Nothing but the lines from the top of the data to the line holding "fig = plt.figure(figsize=(W" should be printed, word for word and both ends included; leave the pictures out.

## [Records with drawing code]
***
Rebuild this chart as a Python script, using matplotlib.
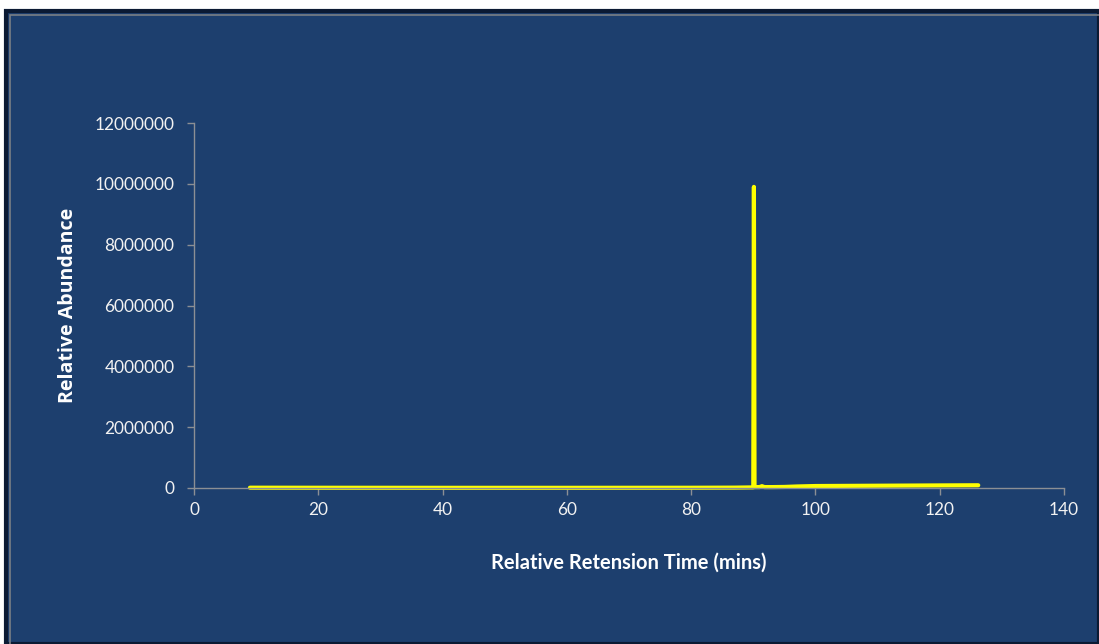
import matplotlib
matplotlib.use("Agg")
import matplotlib.pyplot as plt
from matplotlib.patches import Rectangle

# Retention time (mins) and relative abundance
retention_time = [9.0, 20.0, 40.0, 60.0, 80.0, 87.0, 90.0, 90.1, 90.2, 91.0,
                  91.4, 91.8, 93.0, 95.0, 97.0, 100.0, 105.0, 110.0, 115.0, 120.0, 126.2]
abundance = [10000, 8000, 6000, 6000, 8000, 12000, 20000, 9900000, 30000, 30000,
             60000, 30000, 30000, 35000, 50000, 65000, 70000, 75000, 80000, 85000, 90000]

x_ticks = [0, 20, 40, 60, 80, 100, 120, 140]
y_ticks = [0, 2000000, 4000000, 6000000, 8000000, 10000000, 12000000]

BG = "#1d3f6e"
W, H = 1099, 644

plt.rcParams["font.family"] = ["Lato", "DejaVu Sans"]

fig = plt.figure(figsize=(W / 100, H / 100), dpi=100, facecolor="white")

# Panel background with dark frame and thin grey inner edge
fig.patches.append(Rectangle((6 / W, 0), (W - 6) / W, (H - 11) / H,
                             transform=fig.transFigure, facecolor=BG,
                             edgecolor="#0b1a33", linewidth=3, zorder=-10))
fig.patches.append(Rectangle((10 / W, -0.01), (W - 8) / W, (H - 15) / H + 0.01,
                             transform=fig.transFigure, facecolor="none",
                             edgecolor="#7a7f86", linewidth=1.2, zorder=-9))

ax = fig.add_axes([194 / W, (H - 488) / H, (1064 - 194) / W, (488 - 123) / H])
ax.set_zorder(5)
ax.patch.set_alpha(0)

ax.plot(retention_time, abundance, color="#ffff00", linewidth=3.0,
        solid_capstyle="round", solid_joinstyle="round", clip_on=False)

ax.set_xlim(0, 140)
ax.set_ylim(0, 12000000)
ax.set_xticks(x_ticks)
ax.set_yticks(y_ticks)
ax.set_xticklabels([str(v) for v in x_ticks])
ax.set_yticklabels([str(v) for v in y_ticks])

for side in ("top", "right"):
    ax.spines[side].set_visible(False)
for side in ("left", "bottom"):
    ax.spines[side].set_color("#8c8f94")
    ax.spines[side].set_linewidth(1.0)

ax.tick_params(axis="both", colors="#8c8f94", direction="out", length=5, width=1.0,
               labelcolor="#f2f2f2", labelsize=12.4)
ax.tick_params(axis="x", pad=5)
ax.tick_params(axis="y", pad=9)

ax.set_xlabel("Relative Retension Time (mins)", color="white", fontsize=14.5,
              fontweight="bold", labelpad=25)
ax.set_ylabel("Relative Abundance", color="white", fontsize=14.1,
              fontweight="bold", family=["Open Sans", "DejaVu Sans"], labelpad=12)

fig.savefig("out.png", dpi=100, facecolor=fig.get_facecolor())
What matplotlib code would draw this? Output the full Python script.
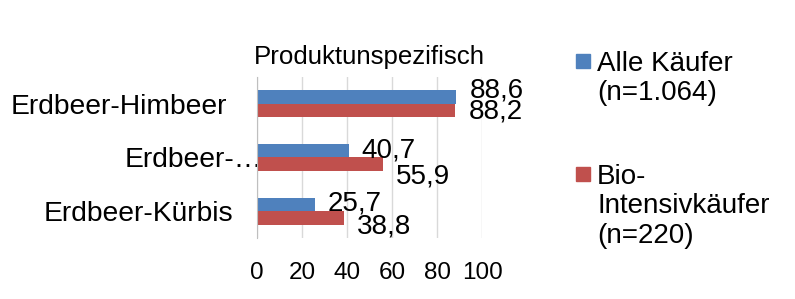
import matplotlib.pyplot as plt
import numpy as np
from matplotlib.patches import Rectangle

plt.rcParams['font.family'] = ['Liberation Sans', 'DejaVu Sans']

# Daten
kategorien = ["Erdbeer-Himbeer", "Erdbeer-…", "Erdbeer-Kürbis"]
alle_kaeufer = [88.6, 40.7, 25.7]
bio_intensiv = [88.2, 55.9, 38.8]
serien = ["Alle Käufer\n(n=1.064)", "Bio-\nIntensivkäufer\n(n=220)"]
farben = ["#4F81BD", "#C0504D"]
x_ticks = [0, 20, 40, 60, 80, 100]

fig = plt.figure(figsize=(7.95, 2.99), dpi=100)
ax = fig.add_axes([0.3233, 0.204, 0.2830, 0.5385])

def px(p):
    # Pixel -> Punkte
    return p * 72 / fig.dpi

y = np.arange(len(kategorien))
h = 0.25
ax.barh(y - h / 2, alle_kaeufer, height=h, color=farben[0], zorder=2)
ax.barh(y + h / 2, bio_intensiv, height=h, color=farben[1], zorder=2)

# Werte-Beschriftungen (wie in Excel auseinandergezogen, damit sie sich nicht decken)
dy_blau = [16, 10, 11]
dy_rot = [-5, -16, -12.5]
for i in range(len(kategorien)):
    ax.annotate(f"{alle_kaeufer[i]:.1f}".replace(".", ","), (alle_kaeufer[i], y[i]),
                xytext=(px(13), px(dy_blau[i])), textcoords="offset points",
                va="center_baseline", fontsize=20)
    ax.annotate(f"{bio_intensiv[i]:.1f}".replace(".", ","), (bio_intensiv[i], y[i]),
                xytext=(px(13), px(dy_rot[i])), textcoords="offset points",
                va="center_baseline", fontsize=20)

ax.set_ylim(len(kategorien) - 0.5, -0.5)
ax.set_xlim(0, 100)
ax.set_yticks(y)
ax.set_yticklabels([])
ax.set_xticks(x_ticks)
ax.set_xticklabels([str(v) for v in x_ticks], fontsize=17.5)
ax.tick_params(axis="both", length=0)
ax.tick_params(axis="x", pad=17)
ax.grid(axis="x", color="#D9D9D9", linewidth=1, zorder=0)
for s in ["top", "right", "bottom"]:
    ax.spines[s].set_visible(False)
ax.spines["left"].set_color("#BFBFBF")
ax.set_title("Produktunspezifisch", fontsize=18.6, pad=9)

# Kategorien-Beschriftung (rechter Rand wie im Original leicht versetzt)
label_rand = [-30, 6, -24]
for i, kat in enumerate(kategorien):
    ax.annotate(kat, (0, y[i]), xycoords=("axes fraction", "data"),
                xytext=(px(label_rand[i]), 0), textcoords="offset points",
                ha="right", va="center_baseline", fontsize=20.3, zorder=1)

# Legende
legende_y = [0.793, 0.415]
for name, farbe, ly in zip(serien, farben, legende_y):
    fig.patches.append(Rectangle((0.7245, ly - 0.022), 0.0176, 0.047, transform=fig.transFigure,
                                 color=farbe))
    fig.text(0.751, ly + 0.037, name, fontsize=20, va="top", linespacing=1.17)

fig.savefig("out.png", dpi=100)
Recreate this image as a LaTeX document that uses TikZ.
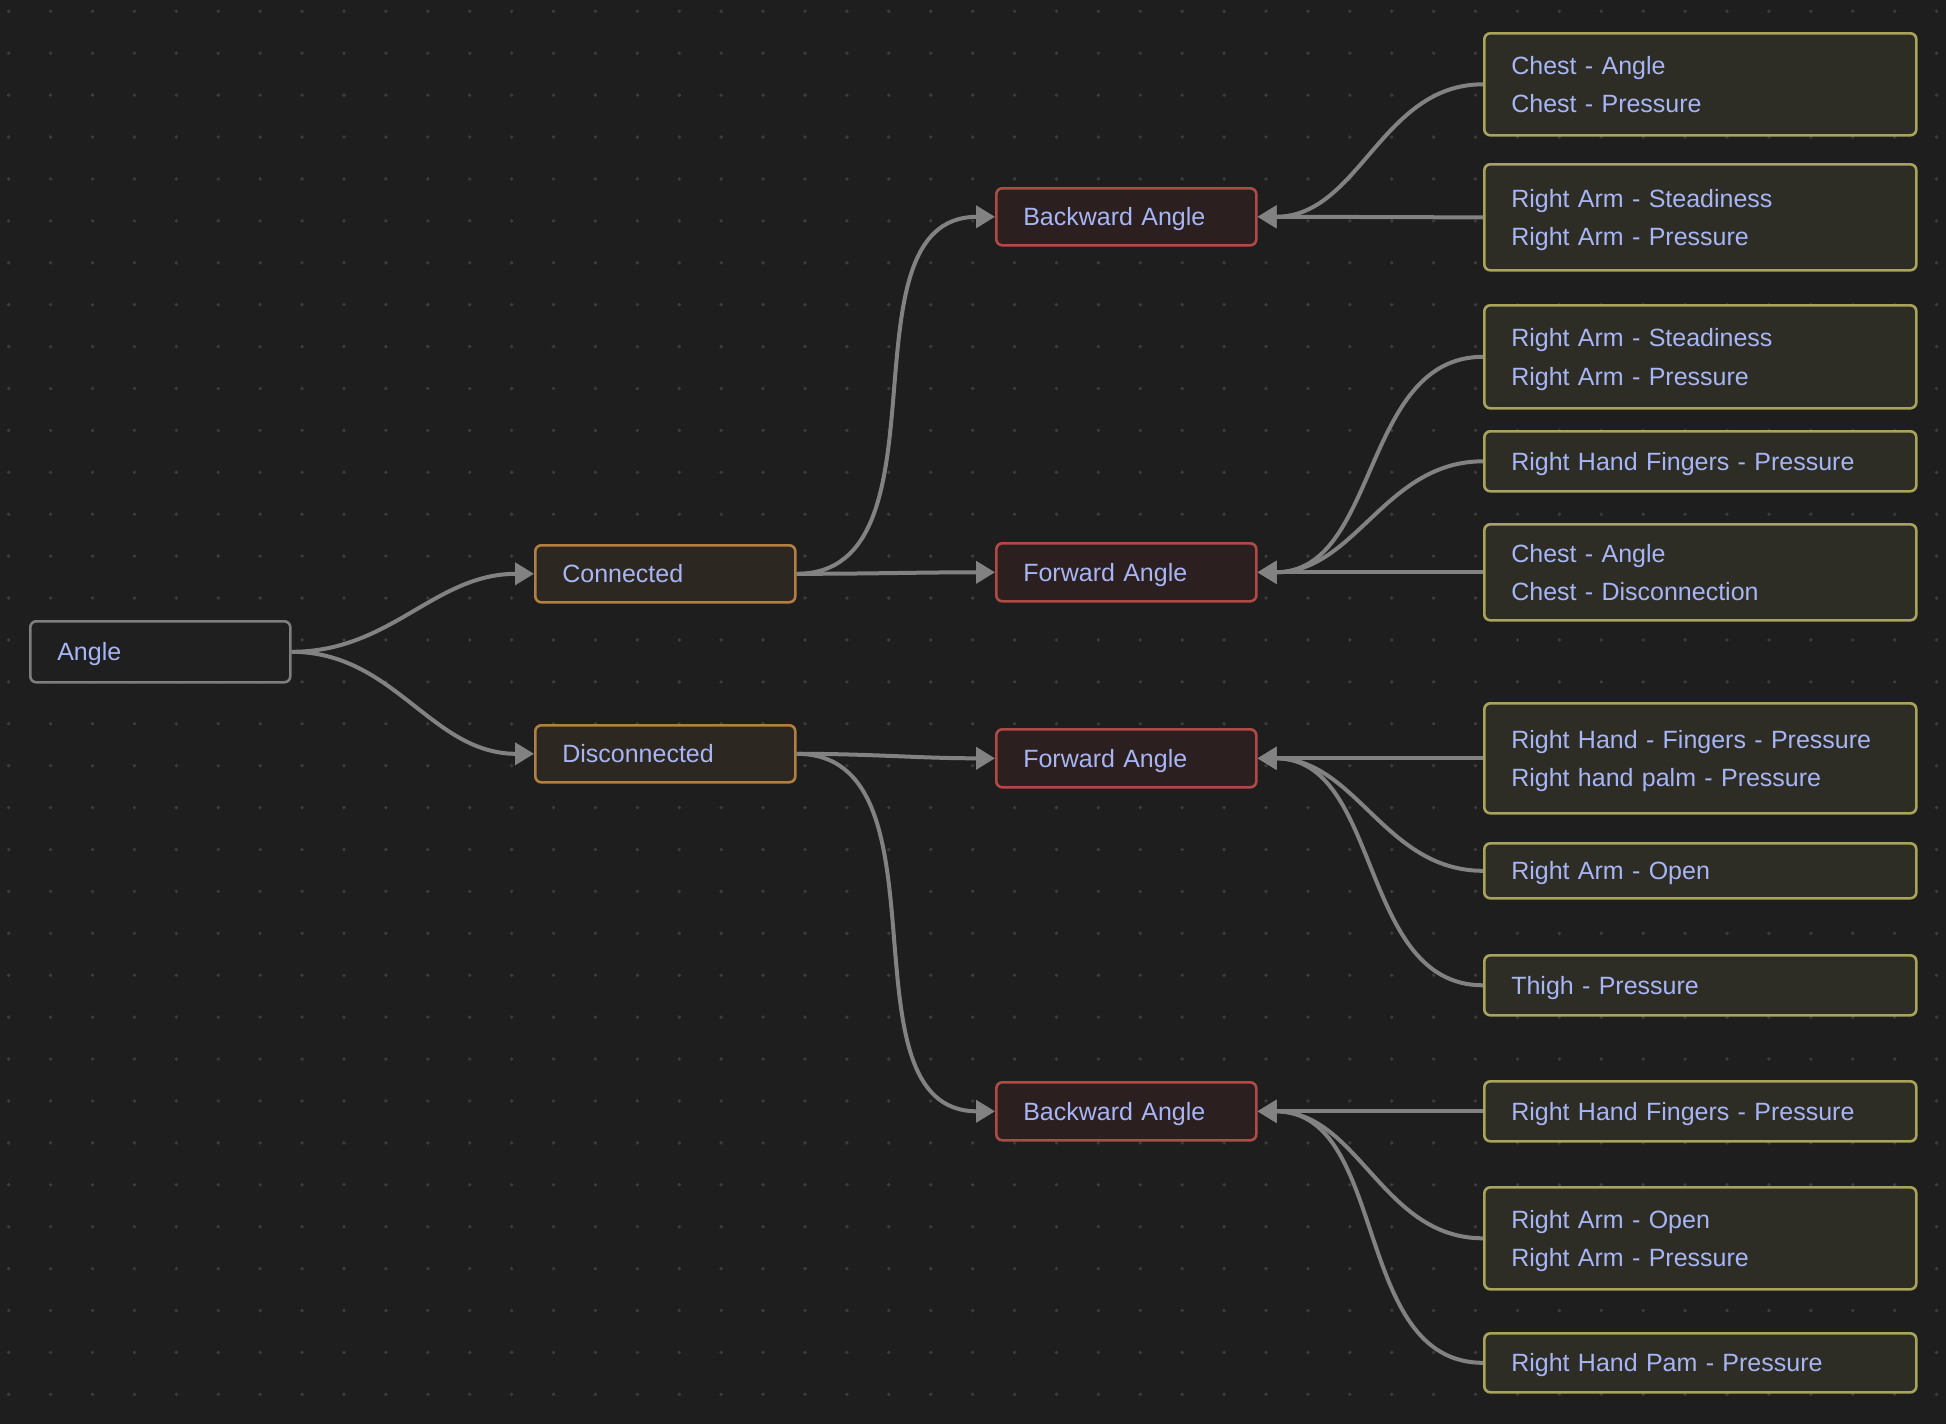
\documentclass[tikz,border=0pt]{standalone}
\usepackage{fontspec}
\setmainfont{Liberation Sans}
\usetikzlibrary{arrows.meta}
\definecolor{bg}{HTML}{1E1E1E}
\definecolor{dotc}{HTML}{3C3C3C}
\definecolor{txt}{HTML}{A7B5F4}
\definecolor{edgec}{HTML}{828282}
\definecolor{rootb}{HTML}{7E7E7E}
\definecolor{rootf}{HTML}{1F1F1F}
\definecolor{ob}{HTML}{B27F40}
\definecolor{of}{HTML}{2D2721}
\definecolor{rb}{HTML}{B04A46}
\definecolor{rf}{HTML}{2C1F1F}
\definecolor{yb}{HTML}{A9A45B}
\definecolor{yf}{HTML}{2D2D26}
\begin{document}
\begin{tikzpicture}[x=1pt,y=-1pt,
  box/.style={rounded corners=6pt, line width=2.6pt, inner sep=0pt, anchor=north west,
    text=txt, font=\fontsize{25}{38.3}\selectfont, align=left,
    text height=18.1pt, text depth=0pt},
  twoline/.style={text depth=38.3pt},
  rootbox/.style={box, draw=rootb, fill=rootf, minimum width=260pt, text width=206pt},
  grpbox/.style={box, draw=ob, fill=of, minimum width=260pt, text width=206pt},
  dirbox/.style={box, draw=rb, fill=rf, minimum width=260pt, text width=206pt},
  leafbox/.style={box, draw=yb, fill=yf, minimum width=432pt, text width=378pt},
  edge/.style={draw=edgec, line width=4pt, -{Triangle[length=19pt,width=22pt]}},
  fwd/.style={out=0, in=180},
  back/.style={out=180, in=0}
]
\useasboundingbox (0,0) rectangle (1946,1424);
\fill[bg] (0,0) rectangle (1946,1424);
\foreach \i in {0,...,46}{
  \foreach \j in {0,...,33}{
    \fill[dotc] (8.7+\i*41.91, 11.3+\j*41.91) circle (1.9pt);
  }
}
% left and middle nodes
\node[rootbox, minimum height=61pt] (angle) at (29,620) {Angle};
\node[grpbox, minimum height=57pt] (conn) at (534,544) {Connected};
\node[grpbox, minimum height=57pt] (disc) at (534,724) {Disconnected};
\node[dirbox, minimum height=57pt] (cb) at (995,187) {Backward Angle};
\node[dirbox, minimum height=58pt] (cf) at (995,542) {Forward Angle};
\node[dirbox, minimum height=58pt] (df) at (995,728) {Forward Angle};
\node[dirbox, minimum height=58pt] (db) at (995,1081) {Backward Angle};
% leaves
\node[leafbox, twoline, minimum height=102pt] (r1) at (1483,32) {Chest - Angle\\Chest - Pressure};
\node[leafbox, twoline, minimum height=106pt] (r2) at (1483,163) {Right Arm - Steadiness\\Right Arm - Pressure};
\node[leafbox, twoline, minimum height=103pt] (r3) at (1483,304) {Right Arm - Steadiness\\Right Arm - Pressure};
\node[leafbox, minimum height=60pt] (r4) at (1483,430) {Right Hand Fingers - Pressure};
\node[leafbox, twoline, minimum height=96pt] (r5) at (1483,523) {Chest - Angle\\Chest - Disconnection};
\node[leafbox, twoline, minimum height=110pt] (r6) at (1483,702) {Right Hand - Fingers - Pressure\\Right hand palm - Pressure};
\node[leafbox, minimum height=55pt] (r7) at (1483,842) {Right Arm - Open};
\node[leafbox, minimum height=60pt] (r8) at (1483,954) {Thigh - Pressure};
\node[leafbox, minimum height=60pt] (r9) at (1483,1080) {Right Hand Fingers - Pressure};
\node[leafbox, twoline, minimum height=102pt] (r10) at (1483,1186) {Right Arm - Open\\Right Arm - Pressure};
\node[leafbox, minimum height=59pt] (r11) at (1483,1332) {Right Hand Pam - Pressure};
% edges
\draw[edge] (angle.east) to[fwd] (conn.west);
\draw[edge] (angle.east) to[fwd] (disc.west);
\draw[edge] (conn.east) to[fwd] (cb.west);
\draw[edge] (conn.east) to[fwd] (cf.west);
\draw[edge] (disc.east) to[fwd] (df.west);
\draw[edge] (disc.east) to[fwd] (db.west);
\foreach \s/\t in {r1/cb, r2/cb, r3/cf, r4/cf, r5/cf, r6/df, r7/df, r8/df, r9/db, r10/db, r11/db}{
  \draw[edge] (\s.west) to[back] (\t.east);
}
\end{tikzpicture}
\end{document}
***
## [Answer]
Rebuild this chart as a Python script, using matplotlib.
import matplotlib
matplotlib.use("Agg")
import matplotlib.pyplot as plt
from matplotlib.patches import Rectangle

# Retention time (mins) and relative abundance
retention_time = [9.0, 20.0, 40.0, 60.0, 80.0, 87.0, 90.0, 90.1, 90.2, 91.0,
                  91.4, 91.8, 93.0, 95.0, 97.0, 100.0, 105.0, 110.0, 115.0, 120.0, 126.2]
abundance = [10000, 8000, 6000, 6000, 8000, 12000, 20000, 9900000, 30000, 30000,
             60000, 30000, 30000, 35000, 50000, 65000, 70000, 75000, 80000, 85000, 90000]

x_ticks = [0, 20, 40, 60, 80, 100, 120, 140]
y_ticks = [0, 2000000, 4000000, 6000000, 8000000, 10000000, 12000000]

BG = "#1d3f6e"
W, H = 1099, 644

plt.rcParams["font.family"] = ["Lato", "DejaVu Sans"]

fig = plt.figure(figsize=(W / 100, H / 100), dpi=100, facecolor="white")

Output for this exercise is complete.